Pacific Star plans to build as many as seven new hotels in Japan within five years, Seymour said. Ritz-Carlton Hotel Co. and Hoshino, which manages four properties in Japan owned by Goldman Sachs Group, are building new luxury properties in Kyoto, Okinawa and near Mt. Fuji, all to open by 2014.
Four Seasons and Ritz-Carlton also said they are interested in opening ski resorts in Niseko on Japan’s northern-most island, which has drawn Kuala Lumpur-based YTL Corp. and Horst Schulze, founder of U.S.-based Capella Hotels.
Japan Airlines and Sydney-based Qantas Airways Ltd. formed Jetstar Japan in August, while All Nippon Airways will start budget carrier AirAsia Japan with AirAsia Bhd next year.
“Chinese leisure travel to Japan has shown a steady increase since June,” said Beijing-based travel agent Qunar.com in a e-mail. “The popularity of Japan is still quite high.”
The company, majority owned by Baidu Inc., said growth in visitors to Japan rose 1.1 percent in October, year-on-year.
Not everyone expects a rapid recovery.

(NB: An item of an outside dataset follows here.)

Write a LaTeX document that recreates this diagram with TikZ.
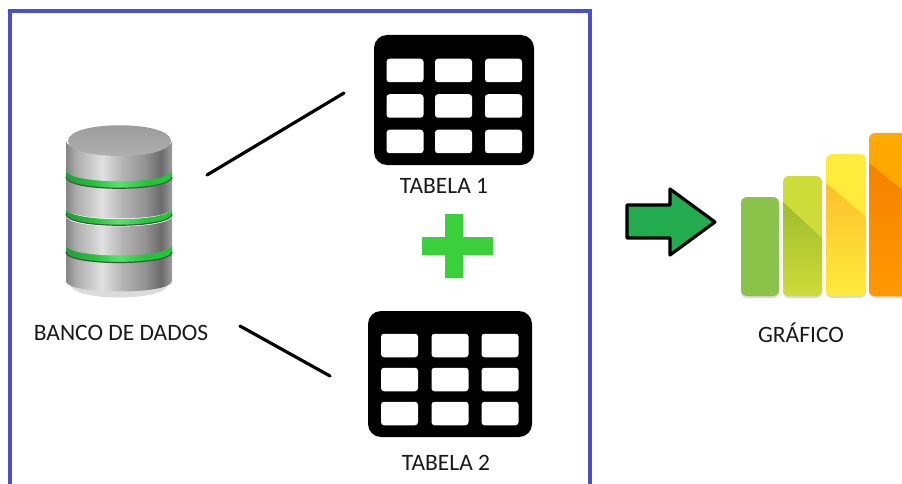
\documentclass[tikz,border=0pt]{standalone}
\usepackage{fontspec}
\setmainfont{Carlito}
\definecolor{greendark}{HTML}{1F9E35}
\definecolor{greenmid}{HTML}{25C23C}
\definecolor{greenlight}{HTML}{55E565}
\definecolor{greenright}{HTML}{14CF2C}
\pgfdeclarehorizontalshading{metalshade}{100bp}{color(0bp)=(black!48); color(25bp)=(black!48); color(30bp)=(black!32); color(42bp)=(black!12); color(52bp)=(black!30); color(62bp)=(black!42); color(70bp)=(black!58); color(75bp)=(black!38); color(100bp)=(black!38)}
\pgfdeclarehorizontalshading{greenshade}{100bp}{color(0bp)=(greendark); color(25bp)=(greendark); color(38bp)=(greenmid); color(50bp)=(greenlight); color(63bp)=(greenmid); color(75bp)=(greenright); color(100bp)=(greenright)}
\definecolor{framecol}{HTML}{4B50C4}
\definecolor{arrowcol}{HTML}{22AB4F}
\definecolor{pluscol}{HTML}{3CCF3C}
\tikzset{
  labeltext/.style={anchor=base, inner sep=0pt, font=\fontsize{23.5}{26}\selectfont, text=black!90},
  tablebox/.style={fill=black, rounded corners=13pt, inner sep=0pt},
  cellbox/.style={fill=white, rounded corners=3pt, inner sep=0pt, minimum width=37pt, minimum height=23.5pt},
  linkline/.style={line width=3.2pt, line cap=round},
  barbox/.style={rounded corners=6pt},
  dbedge/.style={black!70, line width=1.2pt},
}
% one slab of the database: top edge, bottom edge, depth of the curve
\newcommand{\dbslab}[4]{\path[#4] (66,#1) -- (66,#2) .. controls (66,#2+#3) and (172,#2+#3) .. (172,#2) -- (172,#1) .. controls (172,#1+#3) and (66,#1+#3) .. (66,#1) -- cycle;}
\begin{document}
\begin{tikzpicture}[x=1pt,y=-1pt]
\useasboundingbox (0,0) rectangle (902,484);
% blue frame, open at the bottom
\draw[framecol, line width=4.5pt] (10,484) -- (10,11) -- (590,11) -- (590,484);
% database
\fill[black!14] (70,284) .. controls (70,302) and (168,302) .. (168,284) -- cycle;
\dbslab{250}{281}{14}{shading=metalshade}
\dbslab{244}{252}{14}{shading=greenshade}
\draw[dbedge] (66,252) .. controls (66,266) and (172,266) .. (172,252);
\dbslab{216}{245}{14}{shading=metalshade}
\dbslab{208}{214}{15}{shading=greenshade}
\draw[dbedge] (66,214) .. controls (66,229) and (172,229) .. (172,214);
\dbslab{178}{208}{14}{shading=metalshade}
\dbslab{169}{177}{15}{shading=greenshade}
\draw[dbedge] (66,177) .. controls (66,192) and (172,192) .. (172,177);
\dbslab{141}{170}{15}{shading=metalshade}
\path[top color=black!40, bottom color=black!30] (68,141) .. controls (68,120) and (171,120) .. (171,141) .. controls (171,161) and (68,161) .. (68,141) -- cycle;
\node[labeltext] (dbLabel) at (121,340) {BANCO DE DADOS};
% tables
\node[tablebox, minimum width=160pt, minimum height=130pt] (tableOne) at (454,100) {};
\foreach \cx [count=\i] in {405,453.5,503.5}
  \foreach \cy [count=\j] in {70.5,106,141.5}
    \node[cellbox] (one\i\j) at (\cx,\cy) {};
\node[labeltext] (tableOneLabel) at (444,193) {TABELA 1};
\node[tablebox, minimum width=164pt, minimum height=126pt] (tableTwo) at (450,374) {};
\foreach \cx [count=\i] in {399.5,450,500}
  \foreach \cy [count=\j] in {345.5,379.5,413.5}
    \node[cellbox] (two\i\j) at (\cx,\cy) {};
\node[labeltext] (tableTwoLabel) at (446,470) {TABELA 2};
% connectors
\coordinate (dbTop) at (207,175);
\coordinate (tableOneIn) at (344,93);
\coordinate (dbBottom) at (240,326);
\coordinate (tableTwoIn) at (330,376);
\draw[linkline] (dbTop) -- (tableOneIn);
\draw[linkline] (dbBottom) -- (tableTwoIn);
% plus sign
\fill[pluscol] (445,214) -- (463,214) -- (463,237) -- (493,237) -- (493,255) -- (463,255) -- (463,278) -- (445,278) -- (445,255) -- (422,255) -- (422,237) -- (445,237) -- cycle;
% big arrow
\draw[fill=arrowcol, line width=3.2pt, line join=round] (627,205) -- (670,205) -- (670,189) -- (715,222) -- (670,255) -- (670,238) -- (627,238) -- cycle;
% chart bars
\fill[barbox, fill=black!15] (741,199) rectangle (779,298);
\fill[barbox, fill=black!15] (783,199) rectangle (822,298);
\fill[barbox, fill=black!15] (826,199) rectangle (866,298);
\fill[barbox, fill=black!15] (869,199) rectangle (912,298);
\fill[barbox, fill={rgb,255:red,139;green,195;blue,74}] (741,197) rectangle (779,296);
\begin{scope}
\clip[barbox] (783,176) rectangle (822,296);
\fill[fill={rgb,255:red,205;green,220;blue,57}] (783,176) rectangle (822,296);
\shade[top color={rgb,255:red,160;green,188;blue,45}, bottom color={rgb,255:red,205;green,220;blue,57}] (783,202) -- (822,238) -- (822,296) -- (783,296) -- cycle;
\end{scope}
\begin{scope}
\clip[barbox] (826,154) rectangle (866,296);
\fill[fill={rgb,255:red,255;green,235;blue,59}] (826,154) rectangle (866,296);
\shade[top color={rgb,255:red,251;green,192;blue,45}, bottom color={rgb,255:red,255;green,235;blue,59}] (826,183) -- (866,217) -- (866,296) -- (826,296) -- cycle;
\end{scope}
\begin{scope}
\clip[barbox] (869,133) rectangle (912,296);
\shade[top color={rgb,255:red,255;green,170;blue,0}, bottom color={rgb,255:red,255;green,160;blue,0}] (869,133) rectangle (912,296);
\shade[top color={rgb,255:red,245;green,130;blue,0}, bottom color={rgb,255:red,255;green,152;blue,0}] (869,163) -- (902,190) -- (902,296) -- (869,296) -- cycle;
\end{scope}
\node[labeltext] (chartLabel) at (801,342) {GRÁFICO};
\end{tikzpicture}
\end{document}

At Hotel Gran Deco, a ski resort run by Tokyu Hotels less than 80 kilometers from the Fukushima plant, bookings are still about half of last year’s level, said spokesman Akihito Abe.

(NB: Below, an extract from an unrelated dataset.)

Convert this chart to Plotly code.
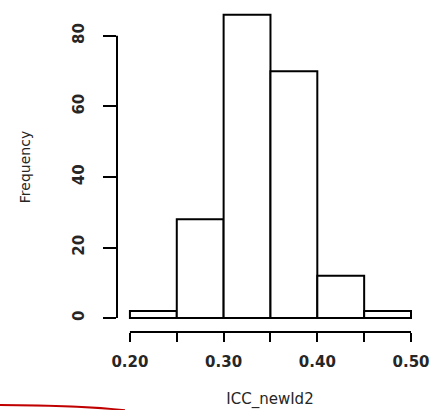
import plotly.graph_objects as go

bin_starts = [0.20, 0.25, 0.30, 0.35, 0.40, 0.45]
counts = [2, 28, 86, 70, 12, 2]
bin_width = 0.05
x_ticks = [0.20, 0.25, 0.30, 0.35, 0.40, 0.45, 0.50]
x_tick_text = ["0.20", "", "0.30", "", "0.40", "", "0.50"]
y_ticks = [0, 20, 40, 60, 80]

centers = [s + bin_width / 2 for s in bin_starts]
FONT = "DejaVu Sans, Liberation Sans, Arial, sans-serif"
TXT = "#262626"

fig = go.Figure(go.Bar(
    x=centers, y=counts, width=[bin_width] * len(counts),
    marker=dict(color="white", line=dict(color="black", width=2)),
    hoverinfo="skip",
))

fig.update_layout(
    width=432, height=410,
    margin=dict(l=117, r=9, t=2, b=78),
    plot_bgcolor="white", paper_bgcolor="white",
    showlegend=False,
    xaxis=dict(
        range=[0.1862, 0.5128], showgrid=False, zeroline=False, showline=False,
        tickmode="array", tickvals=x_ticks, ticktext=x_tick_text,
        ticks="outside", ticklen=9, tickwidth=2, tickcolor="black",
        tickfont=dict(family=FONT, size=15, color=TXT, weight="bold"),
        ticklabelstandoff=7,
        title=dict(text="ICC_newId2", font=dict(family=FONT, size=15, color=TXT), standoff=23),
    ),
    yaxis=dict(
        range=[-3.94, 89.6], showgrid=False, zeroline=False, showline=False,
        tickmode="array", tickvals=y_ticks, ticktext=[str(v) for v in y_ticks],
        ticks="outside", ticklen=13, tickwidth=2, tickcolor="black",
        tickangle=-90,
        tickfont=dict(family=FONT, size=15, color=TXT, weight="bold"),
        ticklabelstandoff=13,
        title=dict(text="Frequency", font=dict(family=FONT, size=14, color=TXT), standoff=36),
    ),
    shapes=[
        dict(type="line", xref="x", yref="paper", x0=x_ticks[0], x1=x_ticks[-1], y0=0, y1=0,
             line=dict(color="black", width=2)),
        dict(type="line", xref="paper", yref="y", x0=0, x1=0, y0=y_ticks[0], y1=y_ticks[-1],
             line=dict(color="black", width=2)),
        dict(type="path", xref="paper", yref="paper",
             path="M -0.39 -0.221 Q -0.12 -0.222 0.026 -0.237",
             line=dict(color="#c00000", width=2)),
    ],
)

fig.write_html("out.html")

“I don’t see why people are so optimistic about inbound tourism,” said Michio Kitamura, a senior consultant at Nomura Research Institute. “With the uncertainty of the world economy at the moment, people are pessimistic for consumption.”
To help counter the headwinds, Japan cut visa restrictions for Chinese on Aug. 10 and doubled the maximum stay to 30 days. The tourism agency asked parliament to approve funds for 10,000 airfares to promote Japan in 2012, spokesman Zensuke Suzuki said.
“In the past there was an industry perception that inbound demand would grow without us doing anything,” said Hoshino President Yoshiharu Hoshino, who opened a Beijing sales office in 2010. “Now’s the time to bring out Japan’s attractiveness.”